Limiting Spectrum of Random Kernel Matrices

Tuesday, September 20, 2016 - 1:25pm - 2:25pm
Lind 305
Xiuyuan Cheng (Yale University)
We consider n-by-n matrices whose (i, j)-th entry is f(X_i^T X_j), where X_1, ...,X_n are i.i.d. standard Gaussian random vectors in R^p, and f is a real-valued function. The eigenvalue distribution of these kernel random matrices is studied in the large p, large n regime. It is shown that with suitable normalization the spectral density converges weakly, and we identify the limit. Our analysis applies as long as the rescaled kernel function is generic, and particularly, this includes non-smooth functions, e.g. Heaviside step function. The limiting densities interpolate between the Marcenko-Pastur density and the semi-circle density.

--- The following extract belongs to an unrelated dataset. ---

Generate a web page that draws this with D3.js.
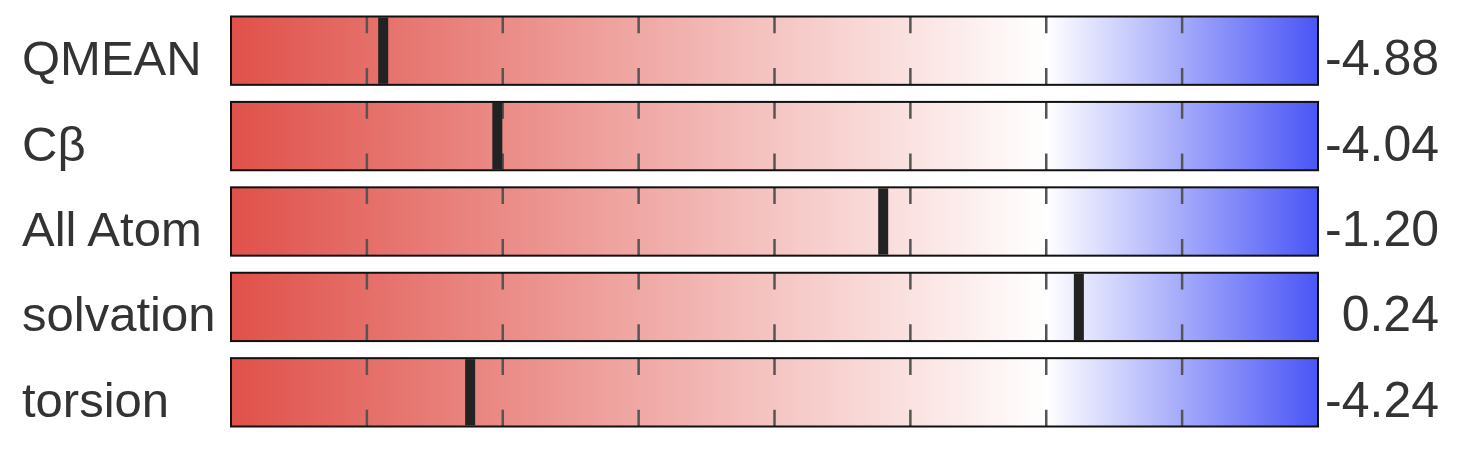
<!DOCTYPE html>
<html>
<head>
<meta charset="utf-8">
<script src="https://cdn.jsdelivr.net/npm/d3@7"></script>
<style>
  html, body { margin: 0; padding: 0; background: #fff; }
  svg { display: block; }
  text { font-family: "Liberation Sans", Arial, Helvetica, sans-serif; fill: #333; }
</style>
</head>
<body>
<svg id="chart" width="1472" height="464"></svg>
<script>
const categories = ["QMEAN", "Cβ", "All Atom", "solvation", "torsion"];
const scores = [-4.88, -4.04, -1.20, 0.24, -4.24];
const scoreLabels = ["-4.88", "-4.04", "-1.20", "0.24", "-4.24"];
const domainExtent = [-6, 2];
const tickValues = [-5, -4, -3, -2, -1, 0, 1];
const gradientStops = [
  { value: -6, color: "#e0514a" },
  { value: 0, color: "#ffffff" },
  { value: 2, color: "#4a55f6" }
];

const svg = d3.select("#chart");
const x = d3.scaleLinear().domain(domainExtent).range([231, 1318]);
const y = d3.scaleBand().domain(categories).range([16.5, 426.5]).paddingInner(0.2).paddingOuter(0);

const defs = svg.append("defs");
const grad = defs.append("linearGradient")
  .attr("id", "scoreGrad")
  .attr("gradientUnits", "userSpaceOnUse")
  .attr("x1", x(domainExtent[0])).attr("x2", x(domainExtent[1]))
  .attr("y1", 0).attr("y2", 0);
grad.selectAll("stop").data(gradientStops).join("stop")
  .attr("offset", d => (d.value - domainExtent[0]) / (domainExtent[1] - domainExtent[0]))
  .attr("stop-color", d => d.color);

const rows = svg.selectAll("g.row").data(categories).join("g")
  .attr("class", "row")
  .attr("transform", d => `translate(0,${y(d)})`);

const bh = y.bandwidth();

rows.append("rect")
  .attr("x", x(domainExtent[0]))
  .attr("y", 0)
  .attr("width", x(domainExtent[1]) - x(domainExtent[0]))
  .attr("height", bh)
  .attr("fill", "url(#scoreGrad)");

// dashed tick lines
rows.each(function() {
  d3.select(this).selectAll("line.tick").data(tickValues).join("line")
    .attr("class", "tick")
    .attr("x1", d => x(d)).attr("x2", d => x(d))
    .attr("y1", 0).attr("y2", bh)
    .attr("stroke", "#555")
    .attr("stroke-width", 2.5)
    .attr("stroke-dasharray", `${bh * 0.245} ${bh * 0.51}`);
});

// border
rows.append("rect")
  .attr("x", x(domainExtent[0]))
  .attr("y", 0)
  .attr("width", x(domainExtent[1]) - x(domainExtent[0]))
  .attr("height", bh)
  .attr("fill", "none")
  .attr("stroke", "#111")
  .attr("stroke-width", 2);

// score markers
rows.append("rect")
  .attr("x", (d, i) => x(scores[i]) - 5)
  .attr("y", 1)
  .attr("width", 10)
  .attr("height", bh - 2)
  .attr("fill", "#222");

// labels
rows.append("text")
  .attr("x", 22)
  .attr("y", bh / 2 + 24.5)
  .attr("font-size", 49)
  .text(d => d);

rows.append("text")
  .attr("x", 1439)
  .attr("y", bh / 2 + 24.5)
  .attr("font-size", 50)
  .attr("text-anchor", "end")
  .text((d, i) => scoreLabels[i]);
</script>
</body>
</html>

Xiuyuan Cheng is currently a Gibbs Assistant Professor at the Program of Applied Mathematics of Yale University. Before joining Yale, she was a Postdoctoral Researcher in Département d'Informatique of École normale supérieure, France, from 2013 to 2015. She received her Ph.D. from the Program of Applied and Computational Mathematics at Princeton University in 2013, advised jointly by Prof. Amit Singer and Prof. Weinan E. Her research focuses on high dimensional data analysis and mathematical theories of machine learning.